= Local Government Board for Scotland =

Government body

The Local Government Board for Scotland was the body charged with overseeing local government, public health, housing and poor law of Scotland from 1894 to 1919.

==Establishment==
The board was established by the Local Government (Scotland) Act 1894. The new body took over the powers and duties of the Board of Supervision which had supervised poor law provision since 1845. The board had three ex officio members and three appointed members. The ex officio members were the Secretary for Scotland (who was the president of the board), the Solicitor General for Scotland and the Under-Secretary for Scotland.

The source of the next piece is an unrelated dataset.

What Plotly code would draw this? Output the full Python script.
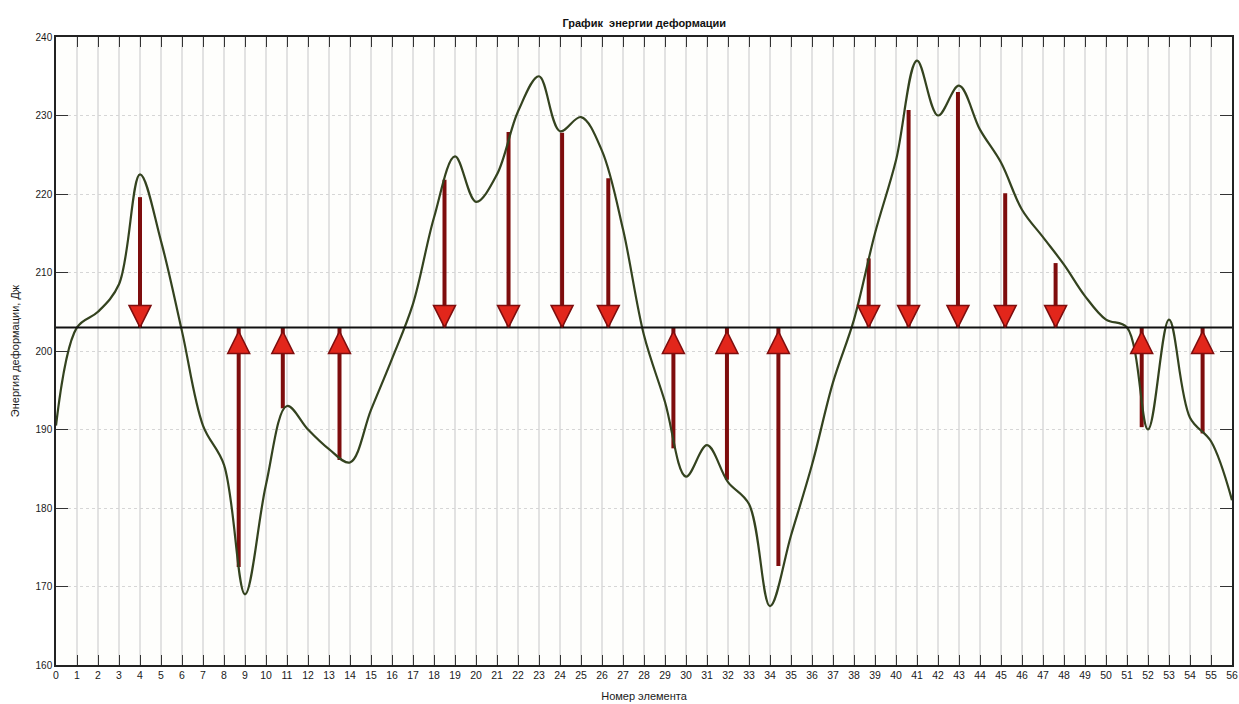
import plotly.graph_objects as go

# ---- data ----
elements = list(range(0, 57))
energy = [190.5, 203.0, 205.0, 208.5, 222.5, 214.0, 202.5, 190.5, 185.5, 169.0,
          183.0, 193.0, 190.0, 187.5, 185.8, 192.5, 199.0, 206.0, 217.0, 224.8,
          219.0, 222.5, 230.5, 235.0, 228.0, 229.8, 225.5, 215.5, 202.0, 193.5,
          184.0, 188.0, 183.3, 180.5, 167.5, 176.5, 185.5, 196.0, 204.0, 215.0,
          224.3, 237.0, 230.0, 233.8, 228.2, 224.0, 218.0, 214.5, 211.0, 207.0,
          204.0, 203.0, 190.0, 204.0, 191.5, 188.5, 181.0]
mean_energy = 203.0

arrow_x = [4.0, 8.7, 10.8, 13.5, 18.5, 21.55, 24.1, 26.3, 29.4, 31.95, 34.4,
           38.7, 40.6, 42.95, 45.2, 47.6, 51.7, 54.6]
arrow_from = [219.6, 172.5, 192.7, 186.1, 221.8, 227.9, 227.8, 222.0, 187.6, 183.6,
              172.6, 211.8, 230.7, 233.0, 220.1, 211.2, 190.3, 189.5]

y_ticks = [160, 170, 180, 190, 200, 210, 220, 230, 240]

title_text = "График  энергии деформации"
x_title = "Номер элемента"
y_title = "Энергия деформации, Дж"

SHAFT = "#7e0d0d"
HEAD = "#e2261b"
CURVE = "#34431f"

fig = go.Figure()

# shafts
for xa, v in zip(arrow_x, arrow_from):
    fig.add_trace(go.Scatter(x=[xa, xa], y=[v, mean_energy], mode="lines",
                             line=dict(color=SHAFT, width=4), hoverinfo="skip",
                             showlegend=False))

# curve
fig.add_trace(go.Scatter(x=elements, y=energy, mode="lines",
                         line=dict(color=CURVE, width=2.2, shape="spline", smoothing=1.0),
                         showlegend=False))

# mean line
fig.add_trace(go.Scatter(x=[elements[0], elements[-1]], y=[mean_energy, mean_energy],
                         mode="lines", line=dict(color="#111111", width=2),
                         showlegend=False))

# arrow heads
down_x = [xa for xa, v in zip(arrow_x, arrow_from) if v > mean_energy]
up_x = [xa for xa, v in zip(arrow_x, arrow_from) if v < mean_energy]
fig.add_trace(go.Scatter(x=down_x, y=[mean_energy] * len(down_x), mode="markers",
                         marker=dict(symbol="arrow-down", size=22, color=HEAD,
                                     line=dict(color=SHAFT, width=1.5)),
                         showlegend=False))
fig.add_trace(go.Scatter(x=up_x, y=[mean_energy - 0.5] * len(up_x), mode="markers",
                         marker=dict(symbol="arrow-up", size=22, color=HEAD,
                                     line=dict(color=SHAFT, width=1.5)),
                         showlegend=False))

font = "Liberation Sans, Arial, sans-serif"
fig.update_layout(
    width=1239, height=704,
    margin=dict(l=56, r=7, t=37, b=39),
    paper_bgcolor="white",
    plot_bgcolor="#fefefc",
    font=dict(family=font, size=10, color="#1a1a1a"),
    title=dict(text="<b>" + title_text + "</b>", x=0.52, xanchor="center",
               y=0.967, yanchor="middle", font=dict(size=11, color="#111111")),
    showlegend=False,
)
fig.update_xaxes(
    range=[0, 56], tickmode="linear", tick0=0, dtick=1,
    showgrid=True, gridcolor="#e2e2e2", gridwidth=1.5,
    showline=True, linecolor="#222222", linewidth=1.5, mirror="ticks",
    ticks="inside", ticklen=10, tickcolor="#333333", tickwidth=1,
    tickfont=dict(size=10.5), zeroline=False, automargin=False,
    title=dict(text=x_title, font=dict(size=11), standoff=12),
)
fig.update_yaxes(
    range=[160, 240], tickvals=y_ticks,
    showgrid=True, gridcolor="#d6d6d6", gridwidth=1, griddash="dot",
    showline=True, linecolor="#222222", linewidth=1.5, mirror="ticks",
    ticks="inside", ticklen=12, tickcolor="#333333", tickwidth=1,
    tickfont=dict(size=10), zeroline=False, automargin=False,
    title=dict(text=y_title, font=dict(size=11), standoff=14),
)

fig.write_html(
    "out.html",
    config={"displayModeBar": False},
    post_script="document.body.style.margin='0';document.body.style.overflow='hidden';",
)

Of the three appointed members, one was to be the vice-president of the board, the second a member of the Faculty of Advocates of not less than three years' standing, and the third a medical practitioner with a diploma in sanitary science or public health, or who had been the medical officer of a county or burgh for at least five years.

The first members of the board were-
- Sir George Otto Trevelyan, Secretary for Scotland, president.
- Thomas Shaw, Q.C., M.P., Solicitor General for Scotland.
- Sir Colin Campbell Scott Moncrieff, Under Secretary for Scotland.
- John Skelton, C.B., LL.D., vice-president and chairman of the board in the absence of the president.
- James Patten Macdougall, advocate.
- James M'Lintock, Esquire, M.D., late medical officer to the County Council of Lanarkshire.

==Increased powers==
The Public Health (Scotland) Act 1897 (60 & 61 Vict. c. 38) made the LGBS the "central authority" for public health in Scotland. The board was empowered to carry out inquiries into the sanitary conditions of any district. These inquiries could be initiated by the board's own inspectors or by written application of a parish council or ten ratepayers of a district. The board was given the power to appoint commissioners to carry out inquiries, and legal penalties could be imposed on anybody refusing to respond to a summons issued by the board, or who gave false evidence to an inquiry. Under the Cremation Act 1902 (2 Edw. 7. c. 8) it became compulsory for the board to approve the plans and site for any proposed crematoria.

==Abolition==
The LGBS was abolished in 1919 and replaced by the Scottish Board of Health.